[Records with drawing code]
--*--
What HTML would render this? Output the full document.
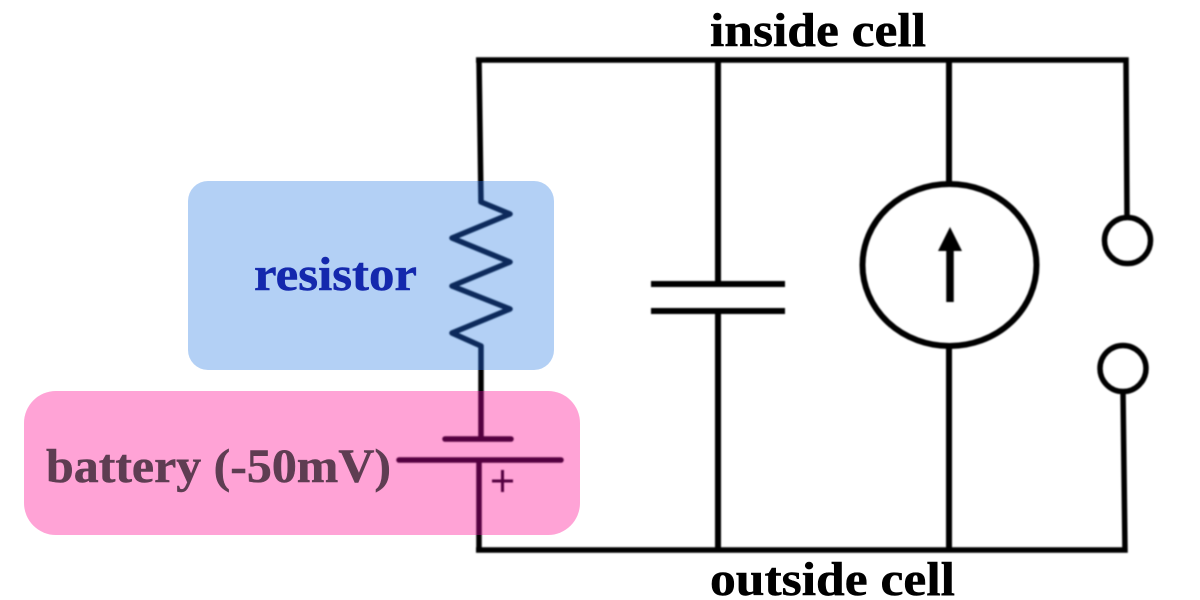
<!DOCTYPE html>
<html><head><meta charset="utf-8"><style>
html,body{margin:0;padding:0;background:#fff}
svg{display:block}
text{font-family:"Liberation Serif",serif;font-weight:700;font-size:48px;stroke-width:.5px}
</style></head><body>
<svg width="1200" height="600" viewBox="0 0 1200 600" xmlns="http://www.w3.org/2000/svg">
<defs>
<filter id="b" x="-5%" y="-5%" width="110%" height="110%"><feGaussianBlur stdDeviation="0.7"/></filter>
<clipPath id="cb"><rect x="188" y="181" width="366" height="189" rx="20"/></clipPath>
<clipPath id="cp"><rect x="24" y="391" width="556" height="144" rx="32"/></clipPath>
<g id="L" fill="none" stroke-width="5.5" stroke-linejoin="round" stroke-linecap="butt">
<path d="M479 60L481 202L510 214L452 238L510 262L452 286L510 309L452 333L481 346V439"/>
<path d="M445 439H511M399 460H561" stroke-linecap="round"/>
<path d="M479 460V550"/>
<path d="M492 481H513M502.500 470V492" stroke-width="3"/>
</g>
</defs>
<g filter="url(#b)">
<g fill="none" stroke="#000" stroke-width="5.5">
<use href="#L"/>
<path d="M476 550H1125L1123 392"/>
<path d="M476 60H1126L1127 216"/>
<path d="M718 60V284M651 284H785M651 311H785M718 311V550" stroke-width="6"/>
<path d="M949 60V184M949 346V550" stroke-width="6"/>
<ellipse cx="949.500" cy="265" rx="87" ry="81" stroke-width="6"/>
<circle cx="1127.500" cy="240.500" r="23"/>
<circle cx="1123" cy="368.500" r="23"/>
<path d="M950 245V302" stroke-width="7.500"/>
</g>
<path d="M950 227L938 251H962Z" fill="#000"/>
</g>
<rect x="188" y="181" width="366" height="189" rx="20" fill="#b3d0f5"/>
<rect x="24" y="391" width="556" height="144" rx="32" fill="#ffa3d6"/>
<g clip-path="url(#cb)"><g filter="url(#b)"><use href="#L" stroke="#0a2a5c"/></g></g>
<g clip-path="url(#cp)"><g filter="url(#b)"><use href="#L" stroke="#55003f"/></g></g>
<text x="710" y="46" fill="#000" stroke="#000" textLength="216" lengthAdjust="spacingAndGlyphs">inside cell</text>
<text x="710" y="595" fill="#000" stroke="#000" textLength="245" lengthAdjust="spacingAndGlyphs">outside cell</text>
<text x="254" y="290" fill="#1428ad" stroke="#1428ad" textLength="163" lengthAdjust="spacingAndGlyphs">resistor</text>
<text x="46" y="482" fill="#5e3d52" stroke="#5e3d52" textLength="345" lengthAdjust="spacingAndGlyphs">battery (-50mV)</text>
</svg>
</body></html>
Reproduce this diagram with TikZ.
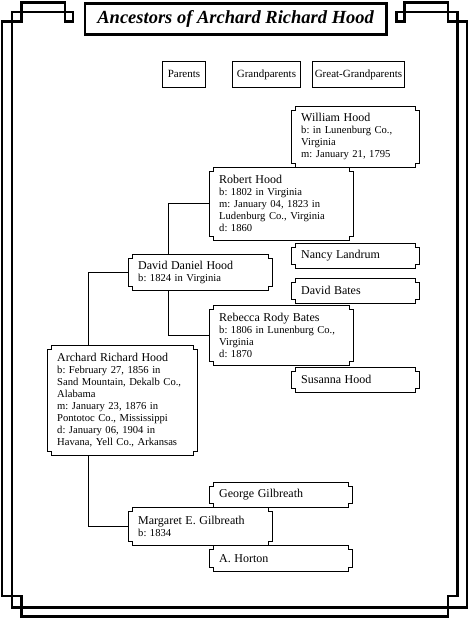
\documentclass[tikz,border=0pt]{standalone}
\usepackage{fontspec}
\setmainfont{Liberation Serif}
\usetikzlibrary{calc}
\frenchspacing
\tikzset{
 frameline/.style={line width=2.8pt, line join=miter},
 titlebox/.style={draw, line width=2.8pt, anchor=north west, inner sep=0pt, font=\fontsize{18.5}{20}\selectfont\bfseries\itshape},
 pbox/.style={anchor=north west, inner xsep=10pt, inner ysep=2pt, align=left, font=\frenchspacing\fontsize{10.6}{12}\selectfont},
 hbox/.style={anchor=north west, draw, line width=0.9pt, inner sep=0pt, font=\fontsize{11}{12}\selectfont},
 boxline/.style={line width=0.9pt, line join=miter},
 conn/.style={line width=0.9pt},
}
\newcommand{\nm}[1]{{\fontsize{12}{12}\selectfont #1}}
\begin{document}
\begin{tikzpicture}[x=1pt,y=-1pt]
\useasboundingbox (0,0) rectangle (468,618);
% decorative frame
\draw[frameline] (21.5,616.5) -- (21.5,596) -- (2,596) -- (2,21.5) -- (21.5,21.5) -- (21.5,2.5) -- (65,2.5) -- (65,21.5) -- (73,21.5) -- (73,12) -- (12,12) -- (12,607.5) -- (467.5,607.5) -- (467.5,21.5) -- (448,21.5) -- (448,2.5) -- (404.5,2.5) -- (404.5,21.5) -- (396.5,21.5) -- (396.5,12) -- (457.5,12) -- (457.5,596) -- (448,596) -- (448,616.5) -- cycle;
% title
\node[titlebox, minimum width=301.5pt, minimum height=31pt] (title) at (83.5,2.5) {Ancestors of Archard Richard Hood};
% headers
\node[hbox, minimum width=43pt, minimum height=25pt] (hpar) at (162,61.5) {Parents};
\node[hbox, minimum width=68pt, minimum height=25pt] (hgrand) at (232,61.5) {Grandparents};
\node[hbox, minimum width=92pt, minimum height=25pt] (hgreat) at (312,61.5) {Great-Grandparents};
% persons
\node[pbox, text width=108pt, minimum height=61pt] (will) at (291,106) {\nm{William Hood}\\ b: in Lunenburg Co.,\\ Virginia\\ m: January 21, 1795};
\node[pbox, text width=124pt, minimum height=73pt] (rob) at (209,167) {\nm{Robert Hood}\\ b: 1802 in Virginia\\ m: January 04, 1823 in\\ Ludenburg Co., Virginia\\ d: 1860};
\node[pbox, text width=108pt, minimum height=25pt] (nancy) at (291,243) {\nm{Nancy Landrum}};
\node[pbox, text width=124pt, minimum height=36pt] (dd) at (128,254) {\nm{David Daniel Hood}\\ b: 1824 in Virginia};
\node[pbox, text width=108pt, minimum height=25pt] (dbates) at (291,278) {\nm{David Bates}};
\node[pbox, text width=124pt, minimum height=60pt] (reb) at (209,305) {\nm{Rebecca Rody Bates}\\ b: 1806 in Lunenburg Co.,\\ Virginia\\ d: 1870};
\node[pbox, text width=108pt, minimum height=25pt] (sus) at (291,367) {\nm{Susanna Hood}};
\node[pbox, text width=130pt, minimum height=110pt] (arch) at (47,345) {\nm{Archard Richard Hood}\\ b: February 27, 1856 in\\ Sand Mountain, Dekalb Co.,\\ Alabama\\ m: January 23, 1876 in\\ Pontotoc Co., Mississippi\\ d: January 06, 1904 in\\ Havana, Yell Co., Arkansas};
\node[pbox, text width=123pt, minimum height=25pt] (george) at (209,482) {\nm{George Gilbreath}};
\node[pbox, text width=124pt, minimum height=38pt] (marg) at (128,507) {\nm{Margaret E. Gilbreath}\\ b: 1834};
\node[pbox, text width=123pt, minimum height=26pt] (horton) at (209,545) {\nm{A. Horton}};
% notched outlines
\foreach \n in {will,rob,nancy,dd,dbates,reb,sus,arch,george,marg,horton}{
  \draw[boxline] ($(\n.north west)+(4,0)$) -- ($(\n.north east)+(-4,0)$) -- ++(0,4) -- ++(4,0)
    -- ($(\n.south east)+(0,-4)$) -- ++(-4,0) -- ++(0,4) -- ($(\n.south west)+(4,0)$)
    -- ++(0,-4) -- ++(-4,0) -- ($(\n.north west)+(0,4)$) -- ++(4,0) -- cycle;
}
% connectors
\draw[conn] (rob.west) -| ($(dd.north west)+(40,0)$);
\draw[conn] (reb.west) -| ($(dd.south west)+(40,0)$);
\draw[conn] (dd.west) -| ($(arch.north west)+(41,0)$);
\draw[conn] (marg.west) -| ($(arch.south west)+(41,0)$);
\end{tikzpicture}
\end{document}
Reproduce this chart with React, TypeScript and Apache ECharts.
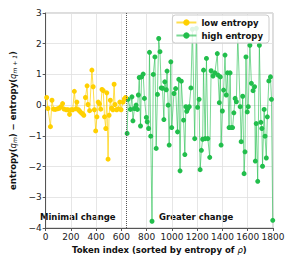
--*--
## Problem description
Output an exact copy of the material, with the pictures removed.

## Reply to the exercise
What HTML would render this? Output the full document.
<!DOCTYPE html>
<html><head><meta charset="utf-8"><style>
html,body{margin:0;padding:0;background:#fff}
svg{display:block}
text{font-family:"Liberation Serif",serif;font-weight:700;font-size:48px;stroke-width:.5px}
</style></head><body>
<svg width="1200" height="600" viewBox="0 0 1200 600" xmlns="http://www.w3.org/2000/svg">
<defs>
<filter id="b" x="-5%" y="-5%" width="110%" height="110%"><feGaussianBlur stdDeviation="0.7"/></filter>
<clipPath id="cb"><rect x="188" y="181" width="366" height="189" rx="20"/></clipPath>
<clipPath id="cp"><rect x="24" y="391" width="556" height="144" rx="32"/></clipPath>
<g id="L" fill="none" stroke-width="5.5" stroke-linejoin="round" stroke-linecap="butt">
<path d="M479 60L481 202L510 214L452 238L510 262L452 286L510 309L452 333L481 346V439"/>
<path d="M445 439H511M399 460H561" stroke-linecap="round"/>
<path d="M479 460V550"/>
<path d="M492 481H513M502.500 470V492" stroke-width="3"/>
</g>
</defs>
<g filter="url(#b)">
<g fill="none" stroke="#000" stroke-width="5.5">
<use href="#L"/>
<path d="M476 550H1125L1123 392"/>
<path d="M476 60H1126L1127 216"/>
<path d="M718 60V284M651 284H785M651 311H785M718 311V550" stroke-width="6"/>
<path d="M949 60V184M949 346V550" stroke-width="6"/>
<ellipse cx="949.500" cy="265" rx="87" ry="81" stroke-width="6"/>
<circle cx="1127.500" cy="240.500" r="23"/>
<circle cx="1123" cy="368.500" r="23"/>
<path d="M950 245V302" stroke-width="7.500"/>
</g>
<path d="M950 227L938 251H962Z" fill="#000"/>
</g>
<rect x="188" y="181" width="366" height="189" rx="20" fill="#b3d0f5"/>
<rect x="24" y="391" width="556" height="144" rx="32" fill="#ffa3d6"/>
<g clip-path="url(#cb)"><g filter="url(#b)"><use href="#L" stroke="#0a2a5c"/></g></g>
<g clip-path="url(#cp)"><g filter="url(#b)"><use href="#L" stroke="#55003f"/></g></g>
<text x="710" y="46" fill="#000" stroke="#000" textLength="216" lengthAdjust="spacingAndGlyphs">inside cell</text>
<text x="710" y="595" fill="#000" stroke="#000" textLength="245" lengthAdjust="spacingAndGlyphs">outside cell</text>
<text x="254" y="290" fill="#1428ad" stroke="#1428ad" textLength="163" lengthAdjust="spacingAndGlyphs">resistor</text>
<text x="46" y="482" fill="#5e3d52" stroke="#5e3d52" textLength="345" lengthAdjust="spacingAndGlyphs">battery (-50mV)</text>
</svg>
</body></html>
Reproduce this diagram with TikZ.
\documentclass[tikz,border=0pt]{standalone}
\usepackage{fontspec}
\setmainfont{Liberation Serif}
\usetikzlibrary{calc}
\frenchspacing
\tikzset{
 frameline/.style={line width=2.8pt, line join=miter},
 titlebox/.style={draw, line width=2.8pt, anchor=north west, inner sep=0pt, font=\fontsize{18.5}{20}\selectfont\bfseries\itshape},
 pbox/.style={anchor=north west, inner xsep=10pt, inner ysep=2pt, align=left, font=\frenchspacing\fontsize{10.6}{12}\selectfont},
 hbox/.style={anchor=north west, draw, line width=0.9pt, inner sep=0pt, font=\fontsize{11}{12}\selectfont},
 boxline/.style={line width=0.9pt, line join=miter},
 conn/.style={line width=0.9pt},
}
\newcommand{\nm}[1]{{\fontsize{12}{12}\selectfont #1}}
\begin{document}
\begin{tikzpicture}[x=1pt,y=-1pt]
\useasboundingbox (0,0) rectangle (468,618);
% decorative frame
\draw[frameline] (21.5,616.5) -- (21.5,596) -- (2,596) -- (2,21.5) -- (21.5,21.5) -- (21.5,2.5) -- (65,2.5) -- (65,21.5) -- (73,21.5) -- (73,12) -- (12,12) -- (12,607.5) -- (467.5,607.5) -- (467.5,21.5) -- (448,21.5) -- (448,2.5) -- (404.5,2.5) -- (404.5,21.5) -- (396.5,21.5) -- (396.5,12) -- (457.5,12) -- (457.5,596) -- (448,596) -- (448,616.5) -- cycle;
% title
\node[titlebox, minimum width=301.5pt, minimum height=31pt] (title) at (83.5,2.5) {Ancestors of Archard Richard Hood};
% headers
\node[hbox, minimum width=43pt, minimum height=25pt] (hpar) at (162,61.5) {Parents};
\node[hbox, minimum width=68pt, minimum height=25pt] (hgrand) at (232,61.5) {Grandparents};
\node[hbox, minimum width=92pt, minimum height=25pt] (hgreat) at (312,61.5) {Great-Grandparents};
% persons
\node[pbox, text width=108pt, minimum height=61pt] (will) at (291,106) {\nm{William Hood}\\ b: in Lunenburg Co.,\\ Virginia\\ m: January 21, 1795};
\node[pbox, text width=124pt, minimum height=73pt] (rob) at (209,167) {\nm{Robert Hood}\\ b: 1802 in Virginia\\ m: January 04, 1823 in\\ Ludenburg Co., Virginia\\ d: 1860};
\node[pbox, text width=108pt, minimum height=25pt] (nancy) at (291,243) {\nm{Nancy Landrum}};
\node[pbox, text width=124pt, minimum height=36pt] (dd) at (128,254) {\nm{David Daniel Hood}\\ b: 1824 in Virginia};
\node[pbox, text width=108pt, minimum height=25pt] (dbates) at (291,278) {\nm{David Bates}};
\node[pbox, text width=124pt, minimum height=60pt] (reb) at (209,305) {\nm{Rebecca Rody Bates}\\ b: 1806 in Lunenburg Co.,\\ Virginia\\ d: 1870};
\node[pbox, text width=108pt, minimum height=25pt] (sus) at (291,367) {\nm{Susanna Hood}};
\node[pbox, text width=130pt, minimum height=110pt] (arch) at (47,345) {\nm{Archard Richard Hood}\\ b: February 27, 1856 in\\ Sand Mountain, Dekalb Co.,\\ Alabama\\ m: January 23, 1876 in\\ Pontotoc Co., Mississippi\\ d: January 06, 1904 in\\ Havana, Yell Co., Arkansas};
\node[pbox, text width=123pt, minimum height=25pt] (george) at (209,482) {\nm{George Gilbreath}};
\node[pbox, text width=124pt, minimum height=38pt] (marg) at (128,507) {\nm{Margaret E. Gilbreath}\\ b: 1834};
\node[pbox, text width=123pt, minimum height=26pt] (horton) at (209,545) {\nm{A. Horton}};
% notched outlines
\foreach \n in {will,rob,nancy,dd,dbates,reb,sus,arch,george,marg,horton}{
  \draw[boxline] ($(\n.north west)+(4,0)$) -- ($(\n.north east)+(-4,0)$) -- ++(0,4) -- ++(4,0)
    -- ($(\n.south east)+(0,-4)$) -- ++(-4,0) -- ++(0,4) -- ($(\n.south west)+(4,0)$)
    -- ++(0,-4) -- ++(-4,0) -- ($(\n.north west)+(0,4)$) -- ++(4,0) -- cycle;
}
% connectors
\draw[conn] (rob.west) -| ($(dd.north west)+(40,0)$);
\draw[conn] (reb.west) -| ($(dd.south west)+(40,0)$);
\draw[conn] (dd.west) -| ($(arch.north west)+(41,0)$);
\draw[conn] (marg.west) -| ($(arch.south west)+(41,0)$);
\end{tikzpicture}
\end{document}
Reproduce this chart with React, TypeScript and Apache ECharts.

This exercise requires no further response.